DVD Review: Paris Blues


★★★★☆

Much like the multitude of heady jazz numbers that flow throughout the film, Paris Blues is a cool, breezy and laid-back character-led romantic drama with strong turns by the four likable leads, not least the late, great Paul Newman, effortlessly exuding that trademark piercing blue-eyed intensity and magnetism. The second of five memorable collaborations between director Martin Ritt and his lead, it’s something of a mystery how this overlooked gem isn’t mentioned in the same breath as the duos more recognised works.

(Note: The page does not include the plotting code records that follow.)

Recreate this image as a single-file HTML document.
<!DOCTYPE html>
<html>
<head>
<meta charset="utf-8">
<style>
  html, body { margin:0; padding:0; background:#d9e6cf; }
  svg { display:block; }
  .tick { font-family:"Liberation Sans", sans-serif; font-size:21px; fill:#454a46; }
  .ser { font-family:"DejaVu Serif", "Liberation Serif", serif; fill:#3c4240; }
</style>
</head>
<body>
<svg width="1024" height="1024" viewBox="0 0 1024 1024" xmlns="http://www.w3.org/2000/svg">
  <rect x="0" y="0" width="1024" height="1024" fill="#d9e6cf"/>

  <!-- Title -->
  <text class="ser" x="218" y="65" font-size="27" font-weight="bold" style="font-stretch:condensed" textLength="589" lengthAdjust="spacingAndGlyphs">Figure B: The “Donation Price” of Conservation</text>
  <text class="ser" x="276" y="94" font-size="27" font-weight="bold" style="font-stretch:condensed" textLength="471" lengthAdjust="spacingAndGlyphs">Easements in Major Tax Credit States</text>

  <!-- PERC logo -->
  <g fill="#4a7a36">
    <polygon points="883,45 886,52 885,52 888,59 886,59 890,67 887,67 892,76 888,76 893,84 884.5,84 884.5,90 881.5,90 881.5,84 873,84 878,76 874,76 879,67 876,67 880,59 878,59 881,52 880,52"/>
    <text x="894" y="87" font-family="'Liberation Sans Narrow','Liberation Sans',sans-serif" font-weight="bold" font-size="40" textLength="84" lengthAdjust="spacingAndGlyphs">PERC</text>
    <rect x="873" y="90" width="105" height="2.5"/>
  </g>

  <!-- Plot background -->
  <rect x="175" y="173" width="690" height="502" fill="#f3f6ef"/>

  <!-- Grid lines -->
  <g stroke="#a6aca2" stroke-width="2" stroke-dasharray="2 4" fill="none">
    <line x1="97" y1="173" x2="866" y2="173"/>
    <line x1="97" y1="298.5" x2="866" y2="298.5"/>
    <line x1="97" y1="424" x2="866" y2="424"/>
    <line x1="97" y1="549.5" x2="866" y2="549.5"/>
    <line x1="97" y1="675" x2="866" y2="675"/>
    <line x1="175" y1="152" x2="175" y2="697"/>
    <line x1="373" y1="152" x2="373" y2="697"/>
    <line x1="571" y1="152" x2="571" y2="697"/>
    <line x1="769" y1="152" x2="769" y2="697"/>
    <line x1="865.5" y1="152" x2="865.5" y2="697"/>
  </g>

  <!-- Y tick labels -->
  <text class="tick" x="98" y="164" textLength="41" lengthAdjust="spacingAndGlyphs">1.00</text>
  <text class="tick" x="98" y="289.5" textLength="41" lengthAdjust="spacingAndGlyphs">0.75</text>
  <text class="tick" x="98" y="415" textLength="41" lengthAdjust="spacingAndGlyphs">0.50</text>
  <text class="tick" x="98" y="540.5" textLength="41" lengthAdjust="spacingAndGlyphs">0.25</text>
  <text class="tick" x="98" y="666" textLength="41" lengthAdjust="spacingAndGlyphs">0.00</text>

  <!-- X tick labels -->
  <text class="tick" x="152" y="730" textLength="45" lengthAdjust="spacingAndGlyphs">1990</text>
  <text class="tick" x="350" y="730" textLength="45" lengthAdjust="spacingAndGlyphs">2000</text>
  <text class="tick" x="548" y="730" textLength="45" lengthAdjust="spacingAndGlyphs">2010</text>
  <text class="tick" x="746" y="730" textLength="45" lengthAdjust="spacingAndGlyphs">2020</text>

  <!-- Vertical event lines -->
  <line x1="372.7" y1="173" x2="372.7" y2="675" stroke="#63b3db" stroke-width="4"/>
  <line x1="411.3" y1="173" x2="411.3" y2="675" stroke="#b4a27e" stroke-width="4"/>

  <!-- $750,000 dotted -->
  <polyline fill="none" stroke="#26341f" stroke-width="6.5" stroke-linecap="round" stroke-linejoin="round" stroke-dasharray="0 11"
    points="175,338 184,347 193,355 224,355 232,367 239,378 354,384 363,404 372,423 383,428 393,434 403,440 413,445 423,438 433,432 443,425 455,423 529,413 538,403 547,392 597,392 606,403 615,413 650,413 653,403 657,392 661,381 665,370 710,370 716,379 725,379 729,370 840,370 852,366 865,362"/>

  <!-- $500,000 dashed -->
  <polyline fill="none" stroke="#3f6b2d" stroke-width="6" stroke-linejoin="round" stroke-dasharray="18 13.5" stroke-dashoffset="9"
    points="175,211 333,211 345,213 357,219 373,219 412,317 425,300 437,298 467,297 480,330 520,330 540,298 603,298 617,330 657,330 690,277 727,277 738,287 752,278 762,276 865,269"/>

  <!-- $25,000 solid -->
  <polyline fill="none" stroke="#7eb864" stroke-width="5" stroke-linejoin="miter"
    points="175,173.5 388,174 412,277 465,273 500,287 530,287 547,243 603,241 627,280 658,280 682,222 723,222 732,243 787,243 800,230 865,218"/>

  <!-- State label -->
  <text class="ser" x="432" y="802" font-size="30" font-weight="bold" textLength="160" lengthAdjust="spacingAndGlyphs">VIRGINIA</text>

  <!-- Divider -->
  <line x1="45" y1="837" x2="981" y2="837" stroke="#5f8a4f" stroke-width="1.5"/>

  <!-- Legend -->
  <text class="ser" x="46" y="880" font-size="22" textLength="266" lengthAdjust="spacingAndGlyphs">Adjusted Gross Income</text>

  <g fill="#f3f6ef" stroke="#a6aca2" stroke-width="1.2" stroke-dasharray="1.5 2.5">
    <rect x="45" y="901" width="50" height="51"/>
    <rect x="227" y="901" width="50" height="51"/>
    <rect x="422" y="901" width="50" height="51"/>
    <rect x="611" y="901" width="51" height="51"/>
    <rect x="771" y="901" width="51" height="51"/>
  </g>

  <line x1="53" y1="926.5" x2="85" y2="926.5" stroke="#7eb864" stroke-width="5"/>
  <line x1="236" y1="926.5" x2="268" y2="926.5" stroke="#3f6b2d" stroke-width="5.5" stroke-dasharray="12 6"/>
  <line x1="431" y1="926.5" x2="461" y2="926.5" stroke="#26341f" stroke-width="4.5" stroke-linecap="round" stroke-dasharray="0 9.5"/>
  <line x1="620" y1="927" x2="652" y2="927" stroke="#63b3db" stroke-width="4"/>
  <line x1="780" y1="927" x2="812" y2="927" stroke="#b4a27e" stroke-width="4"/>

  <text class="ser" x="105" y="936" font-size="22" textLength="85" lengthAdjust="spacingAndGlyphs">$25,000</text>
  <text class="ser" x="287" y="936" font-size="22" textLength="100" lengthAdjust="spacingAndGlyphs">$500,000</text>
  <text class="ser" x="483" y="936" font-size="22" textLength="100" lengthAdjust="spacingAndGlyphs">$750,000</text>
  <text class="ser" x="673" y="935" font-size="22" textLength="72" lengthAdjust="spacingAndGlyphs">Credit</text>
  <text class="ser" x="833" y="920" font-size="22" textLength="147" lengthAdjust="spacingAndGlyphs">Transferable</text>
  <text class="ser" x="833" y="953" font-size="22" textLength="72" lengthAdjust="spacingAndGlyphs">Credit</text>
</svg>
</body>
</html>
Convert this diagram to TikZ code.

Beginning with an astounding tracking shot around a bustling Parisian jazz club, we are introduced to two US musicians who have found their niche in a foreign city. Ram Bowen (Newman) is a trumpeter and jobbing, often frustrated, composer, while his fellow free-wheeling band member and saxophonist Eddie Cook (Sidney Poitier) is happy to be living in a progressive place where race isn’t an issue and rarely touched upon. The lives of these hepcats is given a shake when they fall under the spell of two holidaying single gals from the States (Diahann Carroll and Newman’s real-life spouse Joanne Woodward) and find themselves having to reassess their commitment to their art.
Paris Blues is a film which lives and breathes its subject matter, right through from a rich, plentiful score by Duke Ellington, to the on-screen appearance of another legend of the field, Louis Armstrong. He makes a brief appearance early in the film as jazz superstar Wild Man Moore and crops up later during an exhilarating ‘trumpet-off’ with Ram and Eddie when his band gate crash their gig. This scene really is the film’s centrepiece and is carried off with real bravado and an immense sense of joy and passion, which the highly animated and charismatic Newman and Poitier have in spades.
Paris Blues is bolstered by some beautifully atmospheric work from cinematographer Walter Bernstein who captures a magical side to the city not dissimilar to Darius Khondji’s depiction in Woody Allen’s Midnight in Paris half a century later. The film does ambles along without much in the way of plot or dramatic weight, but that isn’t to say it’s entirely devoid of some keen insights from that era, not least when Eddie is faced with deciding if he can return to his prejudiced home turf. It’s this predicament and the film’s mature and unperturbed portrayal of racial romance for that time which has rightfully seen its inclusion into the BFI’s Black Star programme, where it awaits rediscovery for lucky cineastes out there.